England’s draw in Israel met with predictable catcalls, but was it as bad as the papers and fans made out? Jonathan Wilson believes Steve McClaren was short of luck as well as ideas in an awkward fixture
Were England really so bad in Israel? Given that they largely outplayed a side that had gone seven years unbeaten at home before losing to Croatia in October, it could be argued that they actually did rather well. After a nervous opening 20 minutes or so, they never looked like losing, Jamie Carragher hit the bar, Frank Lampard glanced an effort a fraction wide, Andy Johnson fluffed a great headed chance and Dudu Aouate, the Israel keeper, made three useful saves. Presented with the same opportunities, another team on another night would have won comfortably.
Steve McClaren is not an habitual fount of wisdom, at least not in press conferences, but when he compared the game in Tel Aviv to the match in Azerbaijan in October 2004, the point was a good one. On that occasion the conditions were similarly difficult – a result of the atrocious weather as opposed to a fervent home crowd – England created rather less, but came away happy thanks to a Michael Owen goal.
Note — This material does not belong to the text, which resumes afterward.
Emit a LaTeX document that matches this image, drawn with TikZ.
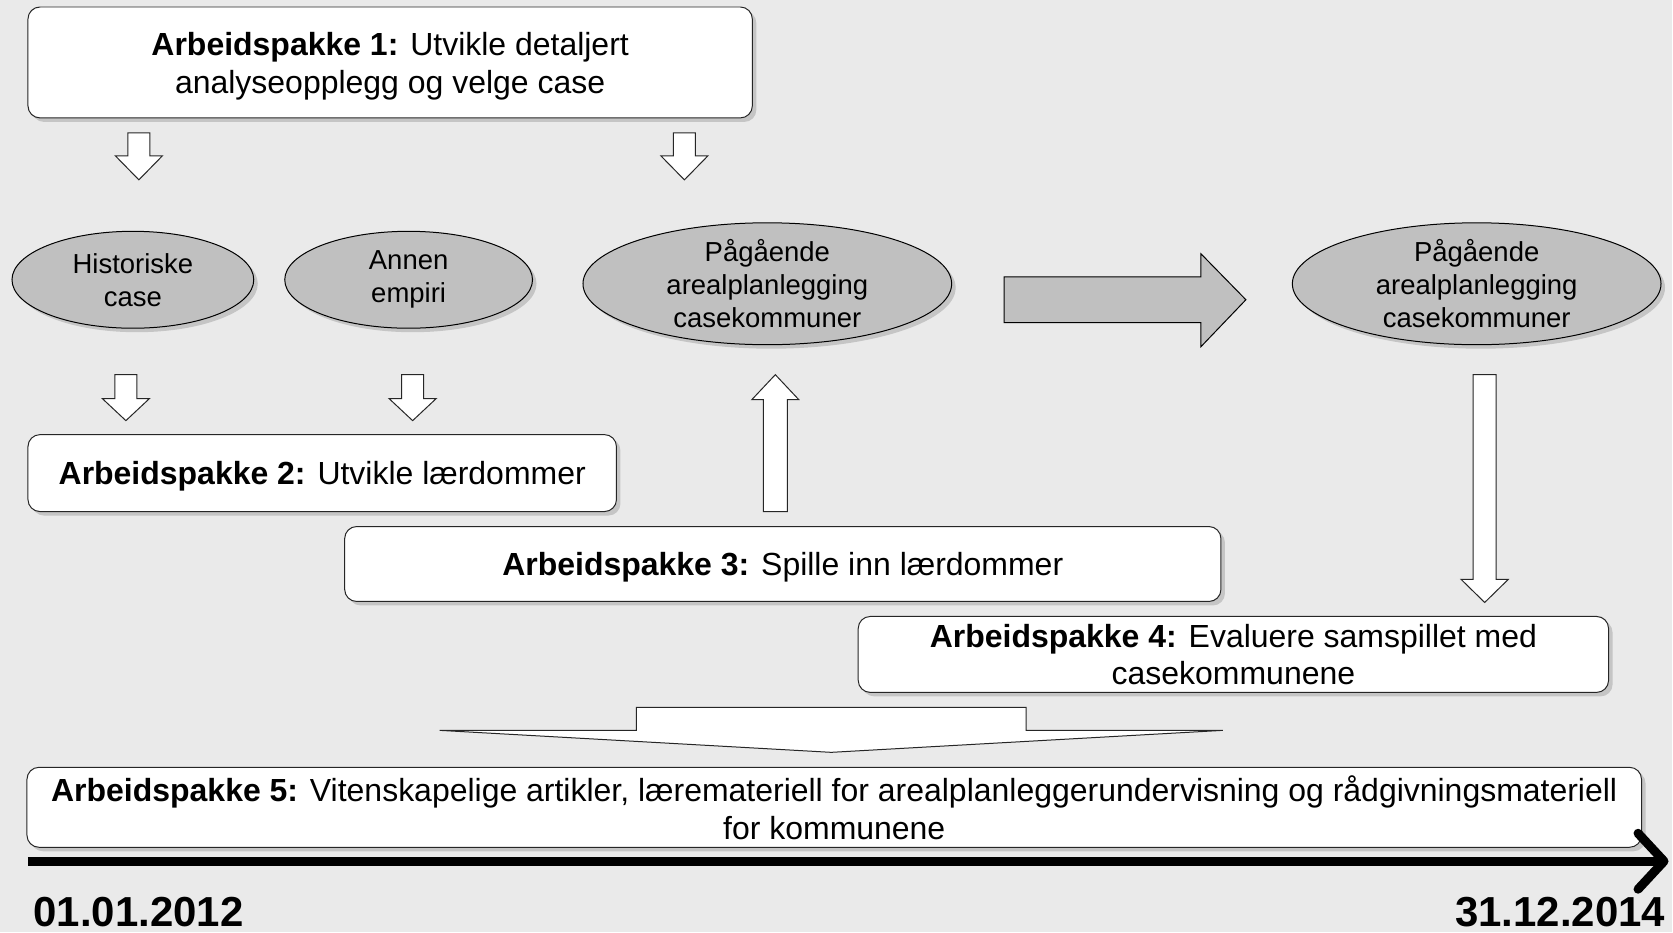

This is a fundamental truth that is rarely acknowledged: there is a large element of luck in football and all a manager can do is to try to weight the dice as far as possible in his favour. Percentages are everything. If a team has only a 25 per cent chance of winning a game, but their manager has them break up the play, obstruct their opponents and slow the game down so their chance becomes 30 per cent, he has done a good job.
Israel’s coach Dror Kashtan, recognising his side as underdogs, had his men defend deep, tried to prevent England from playing, tried, as far as possible, to randomise the outcome, and was rewarded when the dice fell his way – in the case of the Carragher and Lampard headers, he was saved by a matter of inches.
Over the course of a domestic season, teams who win the title would perhaps play ten away games like that England faced against Israel, and, thanks to a moment of brilliance or a great finish or sheer grinding determination, they would win seven of them. Results change the perception, all the more so in international football, where there are so many fewer games on which to base opinions. Look, for instance, at Italia 90, England’s best performance at a World Cup since they won it.
In Italy, they won only one game inside 90 minutes – a turgid 1-0 victory over Egypt. They were appalling against the Republic of Ireland and extremely lucky against Belgium and Cameroon. Only against Holland and West Germany did they play well and both of those games finished as draws. Yet that was a triumph.
The dice tend to fall for those who are winning already. Comebacks and late goals tend to come in clutches (Nigeria at the 1996 Olympics, Manchester United in 1999) because teams believe that they can score late and opponents fear that they can. A confident player is more likely to score, or to make the defence-splitting pass or the crucial challenge, than a nervous one. And that is where we come to the crux of England’s problem.
At the moment, their mentality is such that they are not maximising their chances. In terms of formation and personnel, it is hard to see what else McClaren could have done differently in Israel – at least from the start. Where he disappointed was in his failure to shake the game up once it had settled into its stale pattern, an inability to direct its momentum. That is, in part, down to the limitations of the squad, for Jermain Defoe and Stewart Downing are not players to strike terror into the opposition. But why, for instance, was Aaron Lennon not given a go on the right? You just hope McClaren wasn’t merely seeking to avoid the diplomatic difficulties of rejigging Steven Gerrard and Lampard again.
There is a lack of decisiveness and incisiveness about the side, something that seems to reflect McClaren’s style of leadership. His obsession with news management means he refuses ever to provide details, to talk in anything but the most superficial generalities. Asked what he had done to help the players feel at home in international football, he replied that he could talk about the subject all day, but then didn’t even for a second.
Everything with him seems just to drift. There is no sense of the purpose you get with José Mourinho, Rafa Benítez or even Aidy Boothroyd. That is why “time to deliver” will become his epitaph. He is asked why England fail to perform, and replies that they will. When? Now. Why? Because this is time to deliver. The circularity does nobody any good. It frustrates his listeners, it makes McClaren look silly and, unless he is far more dynamic and charismatic in the dressing-room than in the press room, it communicates a lack of ideas and direction. “Only the believable is achievable,” Ljupko Petkovic, the coach who led Red Star Belgrade to the 1991 European Cup, once said. McClaren at the moment would struggle to make a baker believe in bread.
So that is the paradox of Tel Aviv: it was probably England’s best performance under McClaren, but it also highlighted the weaknesses that are undermining his reign.